Flood preparation: It's in the bag

The Boise River has been experiencing high flows this spring. It will likely continue to flow at bank full, 6,500 cfs (cubic feet per second) or higher while snow levels remain above average for this time of the year in the mountains. These flows are below the official flood stage flow of 7,000 cfs. But flooding doesn’t just occur from high river flows.

Other events can create issues; localized flooding could occur from a clogged storm drain, fallen trees or other debris causing an obstruction under a bridge or riverbank erosion from the sustained high flow rates. If a flood threat is ever identified in your area, one of the simplest ways to protect your home is with sandbags. Using proper sandbagging techniques can reduce or eliminate flood damage to your home and save you from unnecessary backache in the process.

Sandbag basics
The materials sandbags are made of vary from burlap to plastic. Empty sandbags store well, but filled bags may decompose or break, depending on the bag material and storage location. Heavy bodied or sandy soil is best for filling sandbags.

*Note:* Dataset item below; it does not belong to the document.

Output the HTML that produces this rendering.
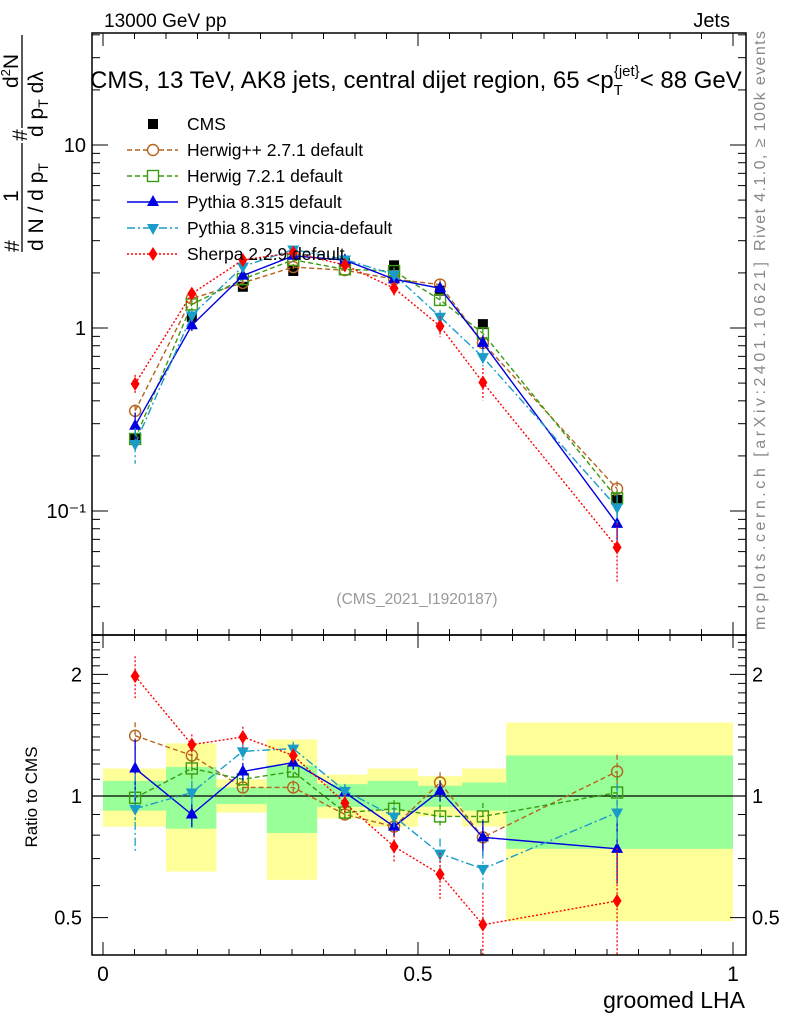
<!DOCTYPE html>
<html><head><meta charset="utf-8"><style>
html,body{margin:0;padding:0;background:#fff;}
svg{display:block;font-family:"Liberation Sans",sans-serif;}
</style></head><body>
<svg id="chart" width="786" height="1024" viewBox="0 0 786 1024" xmlns="http://www.w3.org/2000/svg">
<defs>
<clipPath id="cm"><rect x="92" y="33" width="654" height="602"/></clipPath>
<clipPath id="cr"><rect x="92" y="635" width="654" height="320"/></clipPath>
</defs>
<g id="bands" clip-path="url(#cr)"></g>
<g id="main" clip-path="url(#cm)"></g>
<g id="ratio" clip-path="url(#cr)"></g>
<g id="axes"></g>
<text x="104" y="27" font-size="19">13000 GeV pp</text>
<text x="730" y="27" font-size="20" text-anchor="end">Jets</text>
<text x="90" y="88" font-size="24">CMS, 13 TeV, AK8 jets, central dijet region, 65 &lt;p<tspan font-size="15" dy="7">T</tspan><tspan font-size="15" dy="-19" dx="-9">{jet}</tspan><tspan dy="12">&lt; 88 GeV</tspan></text>
<g font-size="21">
 <text transform="translate(19,252) rotate(-90)">#</text>
 <text transform="translate(18,202) rotate(-90)">1</text>
 <line x1="22" y1="252" x2="22" y2="143" stroke="#000" stroke-width="1.3"/>
 <text transform="translate(43,251) rotate(-90)">d N / d p<tspan font-size="14" dy="5">T</tspan></text>
 <text transform="translate(27,141) rotate(-90)">#</text>
 <text transform="translate(18,88) rotate(-90)">d<tspan font-size="13" dy="-8">2</tspan><tspan dy="8">N</tspan></text>
 <line x1="22" y1="128" x2="22" y2="35" stroke="#000" stroke-width="1.3"/>
 <text transform="translate(43,137) rotate(-90)">d p<tspan font-size="14" dy="5">T</tspan><tspan dy="-5">  dλ</tspan></text>
</g>
<text transform="translate(37,797) rotate(-90)" font-size="17" text-anchor="middle">Ratio to CMS</text>
<text x="745" y="1008" font-size="23" text-anchor="end">groomed LHA</text>
<text x="417" y="604" font-size="15.5" fill="#999" text-anchor="middle">(CMS_2021_I1920187)</text>
<text transform="translate(765,251) rotate(-90)" font-size="16" fill="#888" textLength="220" lengthAdjust="spacing">Rivet 4.1.0, ≥ 100k events</text>
<text transform="translate(765,630) rotate(-90)" font-size="16" fill="#888" textLength="368" lengthAdjust="spacing">mcplots.cern.ch [arXiv:2401.10621]</text>
<g id="legend"></g>
</svg>
<script>
const xCenters=[0.051,0.141,0.222,0.302,0.384,0.462,0.535,0.603,0.816];
const binEdges=[0,0.1,0.18,0.26,0.34,0.42,0.5,0.57,0.64,1.0];
const cmsValues=[0.25,1.15,1.68,2.05,2.3,2.2,1.6,1.05,0.115];
const ratioHerwigPP=[1.41,1.26,1.05,1.05,0.90,0.84,1.08,0.79,1.15];
const ratioHerwig7=[0.99,1.17,1.10,1.15,0.91,0.93,0.89,0.89,1.02];
const ratioPythia=[1.17,0.90,1.15,1.21,1.02,0.84,1.03,0.79,0.74];
const ratioVincia=[0.93,1.02,1.29,1.31,1.03,0.89,0.72,0.66,0.91];
const ratioSherpa=[1.98,1.34,1.40,1.26,0.96,0.75,0.64,0.48,0.55];
const relErrHerwigPP=[0.08,0.06,0.05,0.04,0.04,0.05,0.06,0.06,0.10];
const relErrHerwig7=[0.12,0.06,0.05,0.04,0.04,0.05,0.07,0.08,0.10];
const relErrPythia=[0.18,0.07,0.05,0.04,0.04,0.05,0.06,0.10,0.18];
const relErrVincia=[0.22,0.07,0.05,0.04,0.04,0.06,0.09,0.11,0.18];
const relErrSherpa=[0.12,0.06,0.06,0.04,0.05,0.09,0.13,0.20,0.35];
const bandGreenHi=[1.09,1.18,1.05,1.19,1.07,1.09,1.06,1.08,1.26];
const bandGreenLo=[0.92,0.83,0.955,0.81,0.94,0.92,0.94,0.92,0.74];
const bandYellowHi=[1.17,1.35,1.10,1.38,1.13,1.17,1.12,1.17,1.52];
const bandYellowLo=[0.84,0.65,0.91,0.62,0.88,0.84,0.89,0.84,0.49];
const mainTickLabels=["10","1","10⁻¹"];
const ratioTickLabels=["2","1","0.5"];
const xTickLabels=["0","0.5","1"];

const NS="http://www.w3.org/2000/svg";
const X=v=>103+630*v;
const YM=v=>328-183*Math.log10(v);
const YR=v=>796-404*Math.log10(v);
function mk(tag,attrs,parent){const e=document.createElementNS(NS,tag);for(const k in attrs)e.setAttribute(k,attrs[k]);parent.appendChild(e);return e;}
const gMain=document.getElementById('main'),gRatio=document.getElementById('ratio'),gBands=document.getElementById('bands'),gAxes=document.getElementById('axes'),gLeg=document.getElementById('legend');

for(let i=0;i<cmsValues.length;i++){
  let r=mk('rect',{x:X(binEdges[i]),y:YR(bandYellowHi[i]),width:X(binEdges[i+1])-X(binEdges[i]),height:YR(bandYellowLo[i])-YR(bandYellowHi[i]),fill:'#ffff99'},gBands);
  
  
  let g=mk('rect',{x:X(binEdges[i]),y:YR(bandGreenHi[i]),width:X(binEdges[i+1])-X(binEdges[i]),height:YR(bandGreenLo[i])-YR(bandGreenHi[i]),fill:'#99ff99'},gBands);
  
  
}
const unity=mk('line',{x1:92,x2:746,y1:YR(1),y2:YR(1),stroke:'#000','stroke-width':1.3},gBands);



function marker(type,x,y,color,parent){
  if(type==='sq') return mk('rect',{x:x-5,y:y-5,width:10,height:10,fill:color},parent);
  if(type==='osq') return mk('rect',{x:x-5.5,y:y-5.5,width:11,height:11,fill:'none',stroke:color,'stroke-width':1.4},parent);
  if(type==='oc') return mk('circle',{cx:x,cy:y,r:5.5,fill:'none',stroke:color,'stroke-width':1.4},parent);
  if(type==='tu') return mk('polygon',{points:`${x},${y-7} ${x-6},${y+4} ${x+6},${y+4}`,fill:color},parent);
  if(type==='td') return mk('polygon',{points:`${x},${y+7} ${x-6},${y-4} ${x+6},${y-4}`,fill:color},parent);
  if(type==='di') return mk('polygon',{points:`${x},${y-7} ${x-4.5},${y} ${x},${y+7} ${x+4.5},${y}`,fill:color},parent);
}
const series=[
 {name:'herwigpp',label:'Herwig++ 2.7.1 default',ratio:ratioHerwigPP,err:relErrHerwigPP,color:'#b5651d',dash:'5,3',m:'oc'},
 {name:'herwig7',label:'Herwig 7.2.1 default',ratio:ratioHerwig7,err:relErrHerwig7,color:'#3a9a10',dash:'5,3',m:'osq'},
 {name:'pythia',label:'Pythia 8.315 default',ratio:ratioPythia,err:relErrPythia,color:'#0000e0',dash:'',m:'tu'},
 {name:'vincia',label:'Pythia 8.315 vincia-default',ratio:ratioVincia,err:relErrVincia,color:'#1a9cc8',dash:'8,3,2,3',m:'td'},
 {name:'sherpa',label:'Sherpa 2.2.9 default',ratio:ratioSherpa,err:relErrSherpa,color:'#ff0000',dash:'2,2',m:'di'}
];
for(let i=0;i<cmsValues.length;i++){
  const m=marker('sq',X(xCenters[i]),YM(cmsValues[i]),'#000',gMain);
  
  
}
series.forEach(s=>{
  [[gMain,i=>YM(cmsValues[i]*s.ratio[i]),i=>cmsValues[i]*s.ratio[i],YM],[gRatio,i=>YR(s.ratio[i]),i=>s.ratio[i],YR]].forEach(([par,yf,vf,Yf],pi)=>{
    const g=mk('g',{},par);
    
    
    const pts=xCenters.map((x,i)=>X(x)+','+yf(i)).join(' ');
    const pl=mk('polyline',{points:pts,fill:'none',stroke:s.color,'stroke-width':1.4,'stroke-dasharray':s.dash},g);
    
    
    xCenters.forEach((x,i)=>{
      const v=vf(i),e=s.err[i];
      const eb=mk('line',{x1:X(x),x2:X(x),y1:Yf(v*(1+e)),y2:Yf(v*(1-e)),stroke:s.color,'stroke-width':1.3,'stroke-dasharray':s.dash},g);
      
      
      const mm=marker(s.m,X(x),yf(i),s.color,g);
      
      
    });
  });
});
const legY=[124,150,176,202,228,254];
let lm=marker('sq',153,legY[0],'#000',gLeg);


let lt=mk('text',{x:187,y:legY[0]+6,'font-size':17.5},gLeg);lt.textContent='CMS';


series.forEach((s,k)=>{
  const y=legY[k+1];
  const l=mk('line',{x1:127,x2:178,y1:y,y2:y,stroke:s.color,'stroke-width':1.4,'stroke-dasharray':s.dash},gLeg);
  
  
  const m=marker(s.m,153,y,s.color,gLeg);
  if(s.m==='oc'||s.m==='osq')m.setAttribute('fill','#fff');
  
  
  const t=mk('text',{x:187,y:y+6,'font-size':17.5},gLeg);t.textContent=s.label;
  
  
});
[[33,635],[635,955]].forEach(([t,b],k)=>{
  const r=mk('rect',{x:92,y:t,width:654,height:b-t,fill:'none',stroke:'#000','stroke-width':1.5},gAxes);
  
  
  for(let j=0;j<=20;j++){
    const v=j*0.05,len=(j%10===0)?13:6;
    mk('line',{x1:X(v),x2:X(v),y1:b,y2:b-len,stroke:'#000','stroke-width':1},gAxes);
    mk('line',{x1:X(v),x2:X(v),y1:t,y2:t+len,stroke:'#000','stroke-width':1},gAxes);
  }
});
for(let d=-2;d<=1;d++)for(let m=1;m<=9;m++){
  const v=m*Math.pow(10,d),y=YM(v);if(y<33||y>635)continue;
  const len=m===1?16:8;
  mk('line',{x1:92,x2:92+len,y1:y,y2:y,stroke:'#000','stroke-width':1},gAxes);
  mk('line',{x1:746,x2:746-len,y1:y,y2:y,stroke:'#000','stroke-width':1},gAxes);
}
[10,1,0.1].forEach((v,i)=>{
  const t=mk('text',{x:86,y:YM(v)+7,'font-size':20,'text-anchor':'end'},gAxes);t.textContent=mainTickLabels[i];
  
  
});
for(let v=0.4;v<=2.51;v+=0.1){
  const y=YR(v);if(y<635||y>955)continue;
  const maj=Math.abs(v-0.5)<1e-6||Math.abs(v-1)<1e-6||Math.abs(v-2)<1e-6;
  const len=maj?16:8;
  mk('line',{x1:92,x2:92+len,y1:y,y2:y,stroke:'#000','stroke-width':1},gAxes);
  mk('line',{x1:746,x2:746-len,y1:y,y2:y,stroke:'#000','stroke-width':1},gAxes);
}
[2,1,0.5].forEach((v,i)=>{
  const t=mk('text',{x:82,y:YR(v)+7,'font-size':20,'text-anchor':'end'},gAxes);t.textContent=ratioTickLabels[i];
  
  
  const t2=mk('text',{x:752,y:YR(v)+7,'font-size':20},gAxes);t2.textContent=ratioTickLabels[i];
  
  
});
[0,0.5,1].forEach((v,i)=>{
  const t=mk('text',{x:X(v),y:981,'font-size':21,'text-anchor':'middle'},gAxes);t.textContent=xTickLabels[i];
  
  
});
</script>
</body></html>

Course sand can sometimes leak through the weave of a bag, if this is the only material available it is best to double bag it. Gravelly or rocky soils are not good choices for fill because the material is too permeable and won’t repel the water flow.

Filling sandbags
Filling sandbags is a two-person operation. One member of the team will hold the empty bag between their feet and slightly in front of them. Their knees should be slightly bent to avoid back strain as they hold the throat of the bag and fold it to form a collar. The bag holder should keep their arms extended so they may create as much distance as possible between their face and the shovels of sand.

Goggles or safety glasses and work gloves are recommended for both members of the team. The shoveler should carefully release the rounded shovel full of soil/ sand into the throat of the bag. Doing this too quickly can raise dust and spill the fill material; accuracy is more important than speed in this operation. Bags should not be filled more than half full or less than one third of their capacity.

Sandbag placement
It is important to remove any debris from the area where the bags will be placed. If the bags are open, fold the unfilled portion of the bag into a triangle shape. If the bags are tied, you will have to flatten the flare of the tie when placing the bags.

Place the 1⁄2 filled bags lengthwise and parallel to the direction of flow, keeping the unfilled portion under the weight of the sack. Place succeeding bags on top, offsetting by 1⁄2 bag length of the previous row. Stamp the bags into place to eliminate voids and form a tight seal. Stagger the joint connections when multiple layers are necessary. For unsupported layers over three courses high, use pyramid placement method.

(Source: U. S. Army Corps of Engineers)

To use the pyramid method, first dig a bonding trench that will be one sack deep and two sacks wide. Place bags in this bonding layer, using this layer as the centerline for the pyramid. Next, place the sandbags to form a pyramid by alternating header courses (bags placed crosswise) and stretcher courses (bags placed lengthwise). Make sure to overlap sacks, keep staggered placement, tuck in ends and tamp into place.